Hindsight Bias and Misleading Headlines

I absolutely hate internet ads that have headlines along the lines of “Analyst Who Predicted Stock Market Crash Says Makes New Prediction.” These headlines are always nothing but clickbait, and reading Daniel Kahneman’s book Thinking Fast and Slow has given me even more reason to hate these types of headlines. They play on cognitive errors in our thinking, particularly our hindsight bias. When we look back at previous choices, decisions, and important events, whether in our individual lives or across the globe, our present state of being always seems inevitable. It was clear that the internet would lead to major social network platforms, and that those platforms would then contribute to major challenges and problems with misinformation, how could anyone fail to see this as far back as 2004?

 

The problem of course, is that the inevitable present moment and the pathway that seems so obvious in retrospect, was never clear at all.

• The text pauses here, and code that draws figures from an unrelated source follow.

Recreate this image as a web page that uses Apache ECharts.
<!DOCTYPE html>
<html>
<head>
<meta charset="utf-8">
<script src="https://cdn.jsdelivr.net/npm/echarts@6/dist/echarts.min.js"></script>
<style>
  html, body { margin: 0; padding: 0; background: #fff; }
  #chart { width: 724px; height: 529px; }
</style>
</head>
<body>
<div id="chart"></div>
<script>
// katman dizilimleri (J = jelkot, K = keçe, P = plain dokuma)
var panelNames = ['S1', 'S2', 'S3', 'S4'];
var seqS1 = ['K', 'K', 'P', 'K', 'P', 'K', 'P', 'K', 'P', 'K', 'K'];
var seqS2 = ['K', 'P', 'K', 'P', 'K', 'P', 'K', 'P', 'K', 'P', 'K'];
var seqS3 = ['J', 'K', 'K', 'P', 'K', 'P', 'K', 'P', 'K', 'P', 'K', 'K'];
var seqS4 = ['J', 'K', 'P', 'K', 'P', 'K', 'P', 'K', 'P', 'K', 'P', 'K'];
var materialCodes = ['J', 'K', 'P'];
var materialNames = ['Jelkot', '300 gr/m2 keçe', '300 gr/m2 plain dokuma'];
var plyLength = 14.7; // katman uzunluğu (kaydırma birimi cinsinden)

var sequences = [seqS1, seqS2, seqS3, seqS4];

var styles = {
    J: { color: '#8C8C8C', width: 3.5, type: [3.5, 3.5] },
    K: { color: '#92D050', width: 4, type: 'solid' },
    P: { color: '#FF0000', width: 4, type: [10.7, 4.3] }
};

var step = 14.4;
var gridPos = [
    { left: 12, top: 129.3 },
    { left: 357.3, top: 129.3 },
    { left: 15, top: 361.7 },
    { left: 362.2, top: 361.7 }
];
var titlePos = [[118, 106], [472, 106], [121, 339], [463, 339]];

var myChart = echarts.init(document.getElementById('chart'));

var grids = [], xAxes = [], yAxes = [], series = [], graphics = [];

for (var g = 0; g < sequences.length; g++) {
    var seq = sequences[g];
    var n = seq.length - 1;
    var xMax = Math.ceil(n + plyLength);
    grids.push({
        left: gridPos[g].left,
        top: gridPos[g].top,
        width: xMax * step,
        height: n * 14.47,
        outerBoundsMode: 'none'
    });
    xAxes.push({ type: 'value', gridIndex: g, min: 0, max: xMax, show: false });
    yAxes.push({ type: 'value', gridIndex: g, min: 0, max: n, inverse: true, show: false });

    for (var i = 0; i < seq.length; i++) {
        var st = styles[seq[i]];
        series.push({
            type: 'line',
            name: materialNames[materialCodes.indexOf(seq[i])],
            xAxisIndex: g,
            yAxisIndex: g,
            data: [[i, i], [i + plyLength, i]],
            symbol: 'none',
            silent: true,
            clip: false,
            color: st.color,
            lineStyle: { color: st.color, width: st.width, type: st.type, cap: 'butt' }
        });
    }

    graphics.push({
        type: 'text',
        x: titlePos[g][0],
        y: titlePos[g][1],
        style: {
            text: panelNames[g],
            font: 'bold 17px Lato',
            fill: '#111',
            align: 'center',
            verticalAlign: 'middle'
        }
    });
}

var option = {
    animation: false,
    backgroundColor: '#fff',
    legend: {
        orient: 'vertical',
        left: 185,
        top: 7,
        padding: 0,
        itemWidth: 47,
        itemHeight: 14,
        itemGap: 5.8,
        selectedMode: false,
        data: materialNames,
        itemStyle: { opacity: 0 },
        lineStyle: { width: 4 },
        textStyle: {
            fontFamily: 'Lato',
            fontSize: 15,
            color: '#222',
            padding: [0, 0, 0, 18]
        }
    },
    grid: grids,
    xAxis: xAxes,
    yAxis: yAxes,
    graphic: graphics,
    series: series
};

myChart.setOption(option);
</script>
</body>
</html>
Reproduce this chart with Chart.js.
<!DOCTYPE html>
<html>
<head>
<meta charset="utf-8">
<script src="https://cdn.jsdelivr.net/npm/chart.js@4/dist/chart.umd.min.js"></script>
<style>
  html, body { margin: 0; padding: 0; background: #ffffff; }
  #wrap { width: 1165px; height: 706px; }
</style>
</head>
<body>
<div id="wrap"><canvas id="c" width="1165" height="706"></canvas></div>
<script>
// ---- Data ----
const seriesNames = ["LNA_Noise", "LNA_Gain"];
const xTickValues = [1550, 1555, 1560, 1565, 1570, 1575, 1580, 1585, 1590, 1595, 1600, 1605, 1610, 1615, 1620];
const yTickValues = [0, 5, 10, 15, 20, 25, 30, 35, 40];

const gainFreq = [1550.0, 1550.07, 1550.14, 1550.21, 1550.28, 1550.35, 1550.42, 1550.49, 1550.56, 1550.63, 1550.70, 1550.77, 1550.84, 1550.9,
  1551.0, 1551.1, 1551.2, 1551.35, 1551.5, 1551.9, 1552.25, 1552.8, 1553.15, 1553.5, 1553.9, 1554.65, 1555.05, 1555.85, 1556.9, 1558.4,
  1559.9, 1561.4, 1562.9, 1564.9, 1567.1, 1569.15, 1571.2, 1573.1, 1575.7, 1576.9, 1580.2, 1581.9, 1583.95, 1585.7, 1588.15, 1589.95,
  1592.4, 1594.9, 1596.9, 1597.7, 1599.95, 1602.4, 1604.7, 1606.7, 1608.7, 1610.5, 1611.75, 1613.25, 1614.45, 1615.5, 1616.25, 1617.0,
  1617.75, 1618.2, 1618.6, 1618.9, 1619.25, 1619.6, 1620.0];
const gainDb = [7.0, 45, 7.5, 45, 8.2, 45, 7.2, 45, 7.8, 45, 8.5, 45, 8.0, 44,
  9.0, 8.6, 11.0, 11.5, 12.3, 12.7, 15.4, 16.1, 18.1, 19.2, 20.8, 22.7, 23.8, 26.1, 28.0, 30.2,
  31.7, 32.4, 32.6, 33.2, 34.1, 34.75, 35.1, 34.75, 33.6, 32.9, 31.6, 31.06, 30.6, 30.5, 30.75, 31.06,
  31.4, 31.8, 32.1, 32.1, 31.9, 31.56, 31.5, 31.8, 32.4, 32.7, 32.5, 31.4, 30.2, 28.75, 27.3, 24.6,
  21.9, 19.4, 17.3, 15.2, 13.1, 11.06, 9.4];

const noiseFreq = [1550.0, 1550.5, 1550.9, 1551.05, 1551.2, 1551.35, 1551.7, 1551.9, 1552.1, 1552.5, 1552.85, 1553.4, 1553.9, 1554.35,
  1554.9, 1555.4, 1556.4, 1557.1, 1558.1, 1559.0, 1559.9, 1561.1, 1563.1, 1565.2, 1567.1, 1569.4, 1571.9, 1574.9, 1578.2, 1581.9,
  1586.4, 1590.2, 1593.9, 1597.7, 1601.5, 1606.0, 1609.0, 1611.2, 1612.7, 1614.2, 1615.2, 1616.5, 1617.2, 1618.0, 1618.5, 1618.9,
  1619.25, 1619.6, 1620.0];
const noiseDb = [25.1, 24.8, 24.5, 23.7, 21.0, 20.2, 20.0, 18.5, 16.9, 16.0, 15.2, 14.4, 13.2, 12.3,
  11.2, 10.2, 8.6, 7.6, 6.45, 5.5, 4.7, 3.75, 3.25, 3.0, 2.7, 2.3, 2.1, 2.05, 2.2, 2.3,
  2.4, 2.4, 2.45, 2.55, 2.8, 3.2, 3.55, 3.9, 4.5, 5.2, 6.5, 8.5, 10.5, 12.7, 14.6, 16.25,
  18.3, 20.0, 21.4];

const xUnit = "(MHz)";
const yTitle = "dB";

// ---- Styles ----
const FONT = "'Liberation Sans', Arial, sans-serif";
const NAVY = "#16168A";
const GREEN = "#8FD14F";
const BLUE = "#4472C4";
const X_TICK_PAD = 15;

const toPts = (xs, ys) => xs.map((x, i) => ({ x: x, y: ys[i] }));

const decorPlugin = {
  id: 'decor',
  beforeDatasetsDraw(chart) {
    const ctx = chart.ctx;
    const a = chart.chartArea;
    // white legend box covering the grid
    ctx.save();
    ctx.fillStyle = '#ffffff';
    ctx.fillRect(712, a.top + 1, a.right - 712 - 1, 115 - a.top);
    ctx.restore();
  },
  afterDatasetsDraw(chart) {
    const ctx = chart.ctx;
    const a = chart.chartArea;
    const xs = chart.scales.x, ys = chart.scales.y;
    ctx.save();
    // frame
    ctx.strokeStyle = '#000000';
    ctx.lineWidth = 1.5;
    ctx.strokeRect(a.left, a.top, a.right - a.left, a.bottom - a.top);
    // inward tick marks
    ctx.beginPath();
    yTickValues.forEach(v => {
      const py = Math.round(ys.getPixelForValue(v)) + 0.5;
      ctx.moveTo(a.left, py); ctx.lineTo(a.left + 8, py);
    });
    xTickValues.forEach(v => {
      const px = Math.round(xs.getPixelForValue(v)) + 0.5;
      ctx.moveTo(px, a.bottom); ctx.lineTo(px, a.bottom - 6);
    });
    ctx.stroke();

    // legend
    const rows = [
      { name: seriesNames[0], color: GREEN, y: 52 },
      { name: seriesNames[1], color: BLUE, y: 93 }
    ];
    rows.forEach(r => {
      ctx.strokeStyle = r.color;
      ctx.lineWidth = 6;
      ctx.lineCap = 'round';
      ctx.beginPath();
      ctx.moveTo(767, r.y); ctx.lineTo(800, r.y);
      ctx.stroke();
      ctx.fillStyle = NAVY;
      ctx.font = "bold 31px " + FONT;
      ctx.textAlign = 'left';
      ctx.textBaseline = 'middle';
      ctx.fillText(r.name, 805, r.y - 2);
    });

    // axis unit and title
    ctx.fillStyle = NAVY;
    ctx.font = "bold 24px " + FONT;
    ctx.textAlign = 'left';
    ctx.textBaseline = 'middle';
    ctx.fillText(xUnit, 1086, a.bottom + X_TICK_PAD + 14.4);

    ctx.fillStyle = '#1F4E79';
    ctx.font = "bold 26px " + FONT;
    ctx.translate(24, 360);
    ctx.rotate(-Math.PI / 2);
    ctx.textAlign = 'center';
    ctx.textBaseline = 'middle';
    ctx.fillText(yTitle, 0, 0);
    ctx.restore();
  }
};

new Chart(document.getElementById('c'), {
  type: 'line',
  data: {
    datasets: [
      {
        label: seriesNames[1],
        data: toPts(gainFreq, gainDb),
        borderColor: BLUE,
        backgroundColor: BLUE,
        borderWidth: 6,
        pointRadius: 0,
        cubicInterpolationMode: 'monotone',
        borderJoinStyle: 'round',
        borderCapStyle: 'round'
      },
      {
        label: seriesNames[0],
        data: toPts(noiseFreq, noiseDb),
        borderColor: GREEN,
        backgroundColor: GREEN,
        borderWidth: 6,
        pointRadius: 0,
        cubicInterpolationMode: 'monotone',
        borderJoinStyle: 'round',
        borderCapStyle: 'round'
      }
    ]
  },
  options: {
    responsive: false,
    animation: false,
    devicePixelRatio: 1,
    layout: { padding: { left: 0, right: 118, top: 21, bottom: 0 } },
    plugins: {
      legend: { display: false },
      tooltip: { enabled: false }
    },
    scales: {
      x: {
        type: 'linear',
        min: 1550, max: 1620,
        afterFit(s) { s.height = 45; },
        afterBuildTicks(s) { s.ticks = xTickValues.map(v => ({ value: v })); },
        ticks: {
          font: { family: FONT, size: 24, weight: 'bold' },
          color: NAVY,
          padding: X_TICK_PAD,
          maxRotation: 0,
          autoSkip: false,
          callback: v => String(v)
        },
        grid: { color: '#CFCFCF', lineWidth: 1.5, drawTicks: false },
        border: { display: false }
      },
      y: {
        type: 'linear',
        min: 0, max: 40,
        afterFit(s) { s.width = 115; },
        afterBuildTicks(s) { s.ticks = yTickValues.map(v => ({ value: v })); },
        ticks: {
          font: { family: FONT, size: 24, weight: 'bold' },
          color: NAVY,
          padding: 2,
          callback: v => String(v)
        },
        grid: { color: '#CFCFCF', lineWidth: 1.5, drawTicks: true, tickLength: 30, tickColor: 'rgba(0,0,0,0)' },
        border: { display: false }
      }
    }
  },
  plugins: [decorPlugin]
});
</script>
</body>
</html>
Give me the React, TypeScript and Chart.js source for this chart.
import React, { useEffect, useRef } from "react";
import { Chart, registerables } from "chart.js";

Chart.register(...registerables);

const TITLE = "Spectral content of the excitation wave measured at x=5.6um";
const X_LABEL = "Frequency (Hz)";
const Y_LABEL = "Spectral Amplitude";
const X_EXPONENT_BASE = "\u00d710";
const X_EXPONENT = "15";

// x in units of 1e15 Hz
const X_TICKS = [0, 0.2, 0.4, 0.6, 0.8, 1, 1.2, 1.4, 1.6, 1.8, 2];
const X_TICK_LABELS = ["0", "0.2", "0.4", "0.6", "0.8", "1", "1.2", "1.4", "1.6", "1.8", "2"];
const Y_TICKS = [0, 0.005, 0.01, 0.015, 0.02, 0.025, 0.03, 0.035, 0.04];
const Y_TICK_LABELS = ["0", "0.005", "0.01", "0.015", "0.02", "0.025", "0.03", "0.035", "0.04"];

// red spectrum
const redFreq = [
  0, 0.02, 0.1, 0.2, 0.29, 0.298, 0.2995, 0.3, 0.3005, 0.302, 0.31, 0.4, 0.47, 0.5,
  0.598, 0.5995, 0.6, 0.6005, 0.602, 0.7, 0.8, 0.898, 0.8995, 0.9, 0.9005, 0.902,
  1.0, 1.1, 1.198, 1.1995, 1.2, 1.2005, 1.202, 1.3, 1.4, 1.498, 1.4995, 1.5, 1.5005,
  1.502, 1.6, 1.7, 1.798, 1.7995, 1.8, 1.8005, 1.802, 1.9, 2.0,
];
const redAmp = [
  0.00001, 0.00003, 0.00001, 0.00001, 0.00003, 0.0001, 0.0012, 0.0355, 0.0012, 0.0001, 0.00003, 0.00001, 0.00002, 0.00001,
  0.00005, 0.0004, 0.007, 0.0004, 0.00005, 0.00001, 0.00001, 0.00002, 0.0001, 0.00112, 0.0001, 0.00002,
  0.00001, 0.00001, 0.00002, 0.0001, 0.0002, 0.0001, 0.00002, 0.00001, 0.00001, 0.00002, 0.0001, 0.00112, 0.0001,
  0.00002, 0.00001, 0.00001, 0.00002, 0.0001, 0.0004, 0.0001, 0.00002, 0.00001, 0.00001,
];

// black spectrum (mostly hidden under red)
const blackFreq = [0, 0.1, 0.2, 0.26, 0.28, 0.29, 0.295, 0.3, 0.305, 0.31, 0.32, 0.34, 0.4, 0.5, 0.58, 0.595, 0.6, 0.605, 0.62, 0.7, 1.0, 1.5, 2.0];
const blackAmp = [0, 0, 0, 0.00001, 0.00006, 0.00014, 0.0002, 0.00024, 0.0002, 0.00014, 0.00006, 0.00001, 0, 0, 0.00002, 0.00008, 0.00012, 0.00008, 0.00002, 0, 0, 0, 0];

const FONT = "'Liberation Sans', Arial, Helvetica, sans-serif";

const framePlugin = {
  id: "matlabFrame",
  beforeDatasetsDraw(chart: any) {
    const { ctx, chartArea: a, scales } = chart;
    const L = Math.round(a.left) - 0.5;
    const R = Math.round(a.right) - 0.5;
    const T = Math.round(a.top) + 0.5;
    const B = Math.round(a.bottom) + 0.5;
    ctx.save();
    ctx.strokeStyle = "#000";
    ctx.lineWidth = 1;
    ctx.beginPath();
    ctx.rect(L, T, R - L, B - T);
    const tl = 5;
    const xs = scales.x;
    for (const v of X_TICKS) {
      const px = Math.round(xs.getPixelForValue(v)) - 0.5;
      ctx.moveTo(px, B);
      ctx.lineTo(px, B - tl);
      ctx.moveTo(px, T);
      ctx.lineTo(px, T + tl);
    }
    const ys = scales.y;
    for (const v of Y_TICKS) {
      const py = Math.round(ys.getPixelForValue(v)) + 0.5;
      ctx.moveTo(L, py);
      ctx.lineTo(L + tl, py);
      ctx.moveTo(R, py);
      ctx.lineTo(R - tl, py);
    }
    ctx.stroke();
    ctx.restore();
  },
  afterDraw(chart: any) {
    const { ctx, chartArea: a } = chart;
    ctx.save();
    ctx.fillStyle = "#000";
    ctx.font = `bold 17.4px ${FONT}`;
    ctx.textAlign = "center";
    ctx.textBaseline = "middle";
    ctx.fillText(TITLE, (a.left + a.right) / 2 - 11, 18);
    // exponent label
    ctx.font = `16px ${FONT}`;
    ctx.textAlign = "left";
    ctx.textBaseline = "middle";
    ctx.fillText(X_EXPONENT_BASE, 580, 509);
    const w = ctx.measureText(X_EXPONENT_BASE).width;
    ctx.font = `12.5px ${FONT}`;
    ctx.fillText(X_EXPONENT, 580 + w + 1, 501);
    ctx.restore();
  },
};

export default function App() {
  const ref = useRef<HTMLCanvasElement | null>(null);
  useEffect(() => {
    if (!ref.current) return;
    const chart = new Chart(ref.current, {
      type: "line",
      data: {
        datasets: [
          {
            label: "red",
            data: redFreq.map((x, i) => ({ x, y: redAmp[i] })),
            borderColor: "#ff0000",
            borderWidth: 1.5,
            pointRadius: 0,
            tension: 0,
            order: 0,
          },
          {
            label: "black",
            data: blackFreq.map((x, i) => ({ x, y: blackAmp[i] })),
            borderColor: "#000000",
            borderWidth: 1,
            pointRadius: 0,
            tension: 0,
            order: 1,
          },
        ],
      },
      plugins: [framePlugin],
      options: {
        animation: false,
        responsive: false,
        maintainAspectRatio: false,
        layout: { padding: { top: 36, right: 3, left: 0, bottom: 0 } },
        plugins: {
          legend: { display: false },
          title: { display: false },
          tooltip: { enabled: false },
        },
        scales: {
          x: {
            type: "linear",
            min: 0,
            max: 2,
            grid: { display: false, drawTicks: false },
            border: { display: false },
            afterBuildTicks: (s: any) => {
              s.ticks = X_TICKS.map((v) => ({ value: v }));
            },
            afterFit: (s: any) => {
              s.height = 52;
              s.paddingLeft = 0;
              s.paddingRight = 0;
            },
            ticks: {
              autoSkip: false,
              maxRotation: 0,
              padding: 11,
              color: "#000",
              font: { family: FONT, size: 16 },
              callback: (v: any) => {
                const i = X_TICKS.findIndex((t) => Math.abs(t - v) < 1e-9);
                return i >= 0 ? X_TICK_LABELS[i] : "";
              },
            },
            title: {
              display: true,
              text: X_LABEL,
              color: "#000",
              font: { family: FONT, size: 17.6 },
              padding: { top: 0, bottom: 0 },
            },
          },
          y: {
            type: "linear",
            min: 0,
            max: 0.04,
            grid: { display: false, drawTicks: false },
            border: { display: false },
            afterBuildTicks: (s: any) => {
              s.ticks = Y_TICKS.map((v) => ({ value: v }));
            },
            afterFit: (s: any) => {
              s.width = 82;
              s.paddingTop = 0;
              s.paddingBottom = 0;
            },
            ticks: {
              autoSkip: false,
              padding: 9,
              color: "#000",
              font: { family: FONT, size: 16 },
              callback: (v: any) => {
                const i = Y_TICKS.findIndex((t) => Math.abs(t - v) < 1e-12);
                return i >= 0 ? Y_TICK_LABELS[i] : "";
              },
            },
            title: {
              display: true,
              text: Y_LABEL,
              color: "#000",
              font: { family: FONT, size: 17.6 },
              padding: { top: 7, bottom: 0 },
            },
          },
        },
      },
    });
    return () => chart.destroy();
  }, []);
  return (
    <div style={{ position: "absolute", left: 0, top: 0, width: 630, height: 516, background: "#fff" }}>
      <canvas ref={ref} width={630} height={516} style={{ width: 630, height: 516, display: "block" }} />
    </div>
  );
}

There was no way to predict a major housing bubble and financial collapse in 2008 if you were living in 2006. Headlines introducing some genius who saw what the rest of us couldn’t see before the Great Recession, and then claiming that this person has made another prediction are pulling at our emotions and playing with hindsight bias in a way that is deliberately misleading. The fact that someone made an unlikely prediction that came true is not a reason to believe they will be correct again in the future. If anything, we should expect some version of regression to the mean with their predictions, and assume that their next grand claim is wrong.

 

Rather than using hindsight bias to convince more people to follow links to bogus news stories, we should be more cautious with hindsight bias and our proclivity toward inaccurate heuristics. As Kahneman writes, “Hindsight is especially unkind to decision makers who act as agents for others—physicians, financial advisers, third-base coaches, CEOs, social workers, diplomats, politicians. We are prone to blame decision makers for good decisions that worked out badly and to give them too little credit for successful moves that appear obvious only after the fact. There is a clear outcome bias. When the outcomes are bad, the clients often blame their agents for not seeing the handwriting on the wall—forgetting that it was written in invisible ink that became legible only afterward. Actions that seemed prudent in foresight can look irresponsibly negligent in hindsight.”

 

Our key decision-makers can be punished by our hindsight bias. It can cloud our judgment for what we should expect in the future and lead us to trust individuals who don’t deserve trust, and mistrust those who are making the best possible decisions given a set of serious constraints. Hindsight bias deserves a greater recognition and more respect than use for misleading headlines.